Регуляция, по Федорову, не может замыкаться «пределами земной планеты»: «Прочное существование невозможно, пока земля остается изолированною от других миров. Каждый обособленный мир по своей ограниченности не может иметь бессмертных существ». И сам человек не достигнет совершенства без полноты знания и управления космическими процессами: «Невозможно быть микрокосмом, не умея управлять и воссоздать мегакосм или макрокосм». Начинаясь на земле, регулятивное действие человечества расширяется, выходит в околоземное пространство, а затем охватывает собой весь ближний и дальний космос.
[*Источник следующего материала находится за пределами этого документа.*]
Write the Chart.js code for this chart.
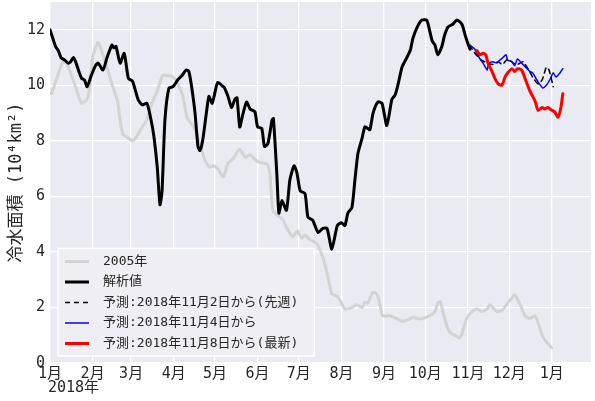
<!DOCTYPE html>
<html>
<head>
<meta charset="utf-8">
<script src="https://cdn.jsdelivr.net/npm/chart.js@4/dist/chart.umd.min.js"></script>
<style>
  html, body { margin: 0; padding: 0; background: #fff; }
  #wrap { width: 595px; height: 401px; }
</style>
</head>
<body>
<div id="wrap"><canvas id="chart" width="595" height="401"></canvas></div>
<script>
// x values are days since 2018-01-01
const monthDays = [0, 31, 59, 90, 120, 151, 181, 212, 243, 273, 304, 334, 365];
const monthLabels = ['1月', '2月', '3月', '4月', '5月', '6月', '7月', '8月', '9月', '10月', '11月', '12月', '1月'];
const yTicks = [0, 2, 4, 6, 8, 10, 12];

const days2005 = [1, 3.6, 7, 9.5, 12, 16, 19.6, 23, 27, 29, 31, 35, 38.5, 42, 45, 49, 51, 53, 57, 60,
  63, 67, 70.5, 74, 78, 80, 82, 86, 89.5, 93, 96.7, 99.6, 103, 105.5, 109, 112.7, 116, 118.5, 122, 126,
  129.5, 133, 138, 142, 145.5, 151, 158, 160, 162, 166, 169.5, 173, 176.7, 180, 183, 185.5, 189, 194,
  198.5, 201.5, 205, 209, 211, 214.5, 219.6, 223, 227, 229, 231, 235, 238, 240, 242, 247, 252, 256,
  260, 264, 267.6, 271, 276, 280, 282, 284, 286, 289, 291, 294.5, 298, 300, 303, 307, 310.5, 314,
  318, 320, 322, 325, 329, 332, 336, 338, 342, 345.5, 349, 352.7, 355, 358.5, 362, 365];
const vals2005 = [9.7, 10.05, 10.55, 10.85, 10.8, 10.3, 9.8, 9.35, 9.5, 9.95, 11.0, 11.55, 11.1, 10.55, 10.05, 9.45, 8.75, 8.25, 8.1, 8.0,
  8.15, 8.5, 8.75, 9.35, 9.8, 10.1, 10.35, 10.35, 10.3, 10.05, 9.6, 8.85, 8.6, 8.4, 7.9, 7.3, 7.05, 7.1, 7.0, 6.7,
  7.2, 7.35, 7.7, 7.4, 7.5, 7.25, 7.15, 6.8, 5.5, 5.3, 5.15, 4.8, 4.55, 4.75, 4.5, 4.6, 4.45, 4.3,
  3.8, 3.25, 2.5, 2.4, 2.25, 1.95, 2.0, 2.1, 2.0, 2.2, 2.15, 2.55, 2.45, 2.1, 1.7, 1.7, 1.6, 1.5,
  1.55, 1.65, 1.6, 1.6, 1.7, 1.85, 2.15, 2.2, 1.8, 1.3, 1.1, 1.0, 0.9, 1.1, 1.6, 1.85, 1.95, 1.85,
  1.95, 2.1, 2.0, 1.85, 1.9, 2.1, 2.35, 2.45, 2.1, 1.7, 1.6, 1.7, 1.45, 0.95, 0.7, 0.55];

const daysAnalysis = [0, 2, 4, 6, 8, 11, 13, 15, 17, 19, 21, 23, 25, 27, 30, 33, 35, 38.5, 41.5, 45,
  46.5, 48, 51, 54, 57, 60, 64, 67, 70.5, 73.5, 75.6, 78, 80, 81.5, 83.6, 86.5, 89.5, 93, 96, 99,
  101, 103, 105.5, 107.6, 109, 111, 114, 115.6, 118, 120, 122, 126, 127, 129.5, 132, 134.5, 136, 138, 140, 143,
  145.5, 149, 151, 154, 156, 158.5, 161.5, 162.5, 165, 166.5, 168.7, 172, 174.5, 177.5, 179.6, 182, 185.5, 187.6, 191, 195,
  198.5, 201.5, 205, 209, 212, 214.5, 216.7, 219.6, 221.8, 224, 227, 229, 231, 232.7, 235, 238.5, 241.5, 245, 248.7, 251,
  253, 256, 258, 262, 264, 267.6, 270.5, 274, 276, 278, 280, 282, 285, 287, 289.5, 293, 296, 299.6, 302, 304, 305.5];
const valsAnalysis = [12.0, 11.7, 11.4, 11.25, 11.0, 10.9, 10.8, 10.85, 11.0, 10.8, 10.5, 10.25, 10.2, 9.95, 10.35, 10.7, 10.8, 10.55, 11.0, 11.45,
  11.35, 11.4, 10.8, 11.15, 10.25, 10.15, 9.5, 9.3, 9.35, 8.75, 8.15, 7.05, 5.7, 6.2, 8.75, 9.9, 9.95, 10.2, 10.35, 10.55,
  10.5, 9.95, 9.0, 7.8, 7.65, 8.0, 9.1, 9.6, 9.35, 9.75, 10.1, 9.95, 9.9, 9.6, 9.2, 9.5, 9.55, 8.5, 8.9, 9.4,
  9.15, 9.05, 8.5, 8.45, 7.8, 7.9, 8.75, 8.8, 6.8, 5.4, 5.85, 5.5, 6.6, 7.1, 6.85, 6.2, 6.1, 5.25, 5.15, 4.7,
  4.85, 4.85, 4.1, 4.95, 5.05, 4.95, 5.4, 5.6, 6.6, 7.55, 8.1, 8.5, 8.45, 8.4, 9.0, 9.4, 9.35, 8.55, 9.5, 9.65,
  10.0, 10.65, 10.85, 11.25, 11.7, 12.15, 12.35, 12.35, 12.0, 11.6, 11.45, 11.1, 11.4, 11.8, 12.1, 12.2, 12.35, 12.2, 11.8, 11.5, 11.3];

const daysNov2 = [305, 310, 314, 318.5, 322, 326, 329, 333, 337, 340, 344, 347.6, 351, 355, 358, 361, 363, 366];
const valsNov2 = [11.45, 11.1, 10.9, 10.8, 10.75, 10.85, 10.75, 10.95, 10.8, 10.75, 10.85, 10.6, 10.3, 10.05, 10.2, 10.65, 10.55, 9.95];

const daysNov4 = [305.5, 309, 312.7, 315, 318, 319, 322, 325, 327, 329.5, 331.6, 333, 336, 338, 340, 343, 347, 349, 351, 354,
  356, 358.5, 361, 363.6, 366, 368, 371, 373];
const valsNov4 = [11.45, 11.3, 10.95, 10.8, 10.55, 10.8, 10.85, 10.8, 10.9, 11.0, 11.1, 10.9, 10.85, 10.7, 10.95, 10.8, 10.6, 10.5, 10.45, 10.2,
  10.05, 9.9, 10.0, 10.2, 10.45, 10.3, 10.45, 10.6];

const daysNov8 = [310.5, 312.7, 315, 317, 318.5, 321.5, 323.6, 326, 328.7, 331, 333, 336, 338, 340, 343, 345.5, 349, 352.7, 355, 358,
  360, 362, 365, 367, 369.5, 371.6, 373];
const valsNov8 = [11.25, 11.1, 11.15, 11.1, 10.8, 10.5, 10.25, 10.05, 10.0, 10.3, 10.45, 10.6, 10.5, 10.6, 10.55, 10.25, 9.8, 9.45, 9.1, 9.2,
  9.15, 9.2, 9.1, 9.05, 8.85, 9.2, 9.7];

const FONT = '"DejaVu Sans Mono", "Noto Sans CJK JP", sans-serif';

function toPoints(days, vals) {
    return days.map((d, i) => ({ x: d, y: vals[i] }));
}

function makeLine(label, days, vals, color, width, dash, order) {
    return {
        label: label,
        data: toPoints(days, vals),
        borderColor: color,
        borderWidth: width,
        borderDash: dash,
        borderJoinStyle: 'round',
        borderCapStyle: 'round',
        pointRadius: 0,
        tension: 0.2,
        fill: false,
        order: order
    };
}

// grey plot background like seaborn darkgrid
const plotBackground = {
    id: 'plotBackground',
    beforeDraw(chart) {
        const a = chart.chartArea;
        const ctx = chart.ctx;
        ctx.save();
        ctx.fillStyle = '#EAEAF2';
        ctx.fillRect(a.left, a.top, a.right - a.left, a.bottom - a.top);
        ctx.restore();
    }
};

// legend box in the lower left corner of the plot
const boxLegend = {
    id: 'boxLegend',
    afterDatasetsDraw(chart) {
        const ctx = chart.ctx;
        const a = chart.chartArea;
        const sets = chart.data.datasets;
        const rowH = 20.5;
        ctx.save();
        ctx.font = '13px ' + FONT;
        let maxW = 0;
        sets.forEach((s) => { maxW = Math.max(maxW, ctx.measureText(s.label).width); });
        const x0 = a.left + 8;
        const h = rowH * sets.length + 5;
        const y0 = a.bottom - 7 - h;
        const w = 45 + maxW + 16;
        ctx.fillStyle = '#EEEEF4';
        ctx.fillRect(x0, y0, w, h);
        ctx.strokeStyle = '#FFFFFF';
        ctx.lineWidth = 1.5;
        ctx.strokeRect(x0, y0, w, h);
        sets.forEach((s, i) => {
            const y = y0 + 13 + i * rowH;
            ctx.beginPath();
            ctx.strokeStyle = s.borderColor;
            ctx.lineWidth = s.borderWidth;
            ctx.setLineDash(s.borderDash || []);
            ctx.moveTo(x0 + 7, y);
            ctx.lineTo(x0 + 31, y);
            ctx.stroke();
            ctx.setLineDash([]);
            ctx.fillStyle = '#262626';
            ctx.textAlign = 'left';
            ctx.textBaseline = 'middle';
            ctx.fillText(s.label, x0 + 45, y);
        });
        ctx.restore();
    }
};

// year under the first month label
const yearLabel = {
    id: 'yearLabel',
    afterDraw(chart) {
        const ctx = chart.ctx;
        const x = chart.scales.x.getPixelForValue(0);
        ctx.save();
        ctx.font = '15px ' + FONT;
        ctx.fillStyle = '#262626';
        ctx.textAlign = 'left';
        ctx.textBaseline = 'middle';
        ctx.fillText('2018年', x - 2, chart.chartArea.bottom + 25);
        ctx.restore();
    }
};

const ctxt = document.getElementById('chart').getContext('2d');

new Chart(ctxt, {
    type: 'line',
    data: {
        datasets: [
            makeLine('2005年', days2005, vals2005, '#D3D3D3', 3, [], 5),
            makeLine('解析値', daysAnalysis, valsAnalysis, '#000000', 3, [], 4),
            makeLine('予測:2018年11月2日から(先週)', daysNov2, valsNov2, '#000000', 1.5, [5, 4], 3),
            makeLine('予測:2018年11月4日から', daysNov4, valsNov4, '#0000FF', 1.5, [], 2),
            makeLine('予測:2018年11月8日から(最新)', daysNov8, valsNov8, '#FF0000', 3, [], 1)
        ]
    },
    options: {
        responsive: false,
        animation: false,
        devicePixelRatio: 1,
        layout: { padding: { top: 2, right: 4, left: 0, bottom: 0 } },
        plugins: {
            legend: { display: false },
            tooltip: { enabled: false }
        },
        scales: {
            x: {
                type: 'linear',
                min: 0,
                max: 393.5,
                afterBuildTicks: (scale) => {
                    scale.ticks = monthDays.map((d) => ({ value: d }));
                },
                afterFit: (scale) => {
                    scale.height = 38;
                    scale.paddingLeft = 0;
                    scale.paddingRight = 0;
                },
                ticks: {
                    autoSkip: false,
                    maxRotation: 0,
                    padding: 2,
                    color: '#262626',
                    font: { family: FONT, size: 15 },
                    callback: (value) => monthLabels[monthDays.indexOf(value)]
                },
                grid: { color: '#FFFFFF', lineWidth: 1.3, drawTicks: false },
                border: { display: false }
            },
            y: {
                min: 0,
                max: 13,
                afterBuildTicks: (scale) => {
                    scale.ticks = yTicks.map((v) => ({ value: v }));
                },
                afterFit: (scale) => {
                    scale.width = 50;
                    scale.paddingTop = 0;
                    scale.paddingBottom = 0;
                },
                ticks: {
                    padding: 5,
                    color: '#262626',
                    font: { family: FONT, size: 15 },
                    callback: (value) => String(value)
                },
                title: {
                    display: true,
                    text: '冷水面積 (10⁴km²)',
                    color: '#262626',
                    font: { family: FONT, size: 17 },
                    padding: { top: 6, bottom: 0 }
                },
                grid: { color: '#FFFFFF', lineWidth: 1.3, drawTicks: false },
                border: { display: false }
            }
        }
    },
    plugins: [plotBackground, boxLegend, yearLabel]
});
</script>
</body>
</html>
Как видим, Федоров излагает проект общего дела одновременно в двух системах координат: естественнонаучной и религиозной. С одной стороны, он апеллирует к идее активно-творческой эволюции, исходя из представления о человеке как разуме, сознании природы. С другой – к христианской картине мира, к заповеди «обладания землей», данной Адаму при сотворении, к образу человека как водителя твари, которая также страдает и мучится в тисках закона смерти и тления, «с надеждою» ожидая «откровения сынов Божиих» (Рим. 8, 19). Это характерная особенность мысли философа, стремящегося примирить науку и веру. В своих текстах он рисует образ новой науки, включающейся в «работу спасения». Если секулярная, этически нейтральная наука может в равной степени работать и на созидание, и на разрушение, то наука, сознавшая себя соработницей христианства, работает только на благо, ставя своей высшей ценностью преображенную, бессмертную жизнь.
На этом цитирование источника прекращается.